Formulas of general confession

  • Formula A (A prayer often called the Confiteor, and less frequently the Mea Culpa):

All: I confess to almighty God,
and to you, my brothers and sisters,
that I have sinned through my own fault,
in my thoughts and in my words,
in what I have done,
and in what I have failed to do;
and I ask blessed Mary, ever virgin,
all the angels and saints,
and you, my brothers and sisters,
to pray for me to the Lord, our God.

  • Formula B:

Priest: Lord, we have sinned against you: Lord, have mercy.
Congregation: Lord, have mercy.
Priest: Lord, show us your mercy and love.
Congregation: And grant us your salvation.

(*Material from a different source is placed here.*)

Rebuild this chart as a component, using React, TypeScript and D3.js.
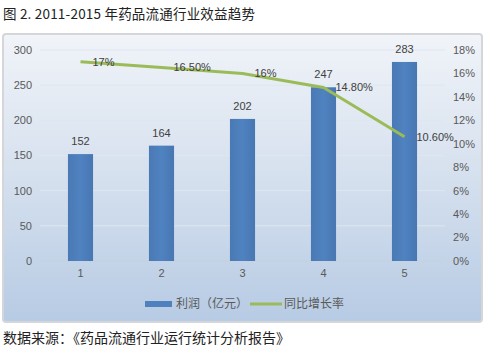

  • Formula C (said or sung by the deacon or priest, or sung by a cantor):

Minister: You were sent to heal the contrite (or a similar invocation): Lord, have mercy.
Congregation: Lord, have mercy.
Minister: You came to call sinners (or a similar invocation): Christ, have mercy.
Congregation: Christ, have mercy.
Minister: You plead for us at the right hand of the Father (or a similar invocation): Lord, have mercy.
Congregation: Lord, have mercy.

Formula of absolution

In all cases, the formula of absaolution that follows is:

Priest: May almighty God have mercy on us, forgive us our sins, and bring us to everlasting life.
Congregation: Amen.

Place within the Introductory Rites

The Penitential Acts follows the entrance of the priest (ideally to the sound of the entrance antiphon or a hymn), and his greeting of the altar (which he kisses) and of the people (with a formula such as "The Lord be with you").[3] In turn it is followed by the Kyrie eleison (unless the third of the three formulas, which incorporates the Kyrie, has been chosen as the Penitential Act), the Gloria (if used), and the Collect, which concludes the Introductory Rites.[4]

Occasional omission

When certain celebrations are combined with Mass the Penitential Act, as well as other parts of the Introductory Rites, is omitted or performed in a different way.[5] An example is the Mass of Ash Wednesday, in which the blessing and imposition of ashes, after the homily, replaces the Penitential Act at the beginning.

"On Sundays, especially in the Season of Easter, in place of the customary Penitential Act, from time to time the Blessing and Sprinkling of Water to recall Baptism may take place."[1]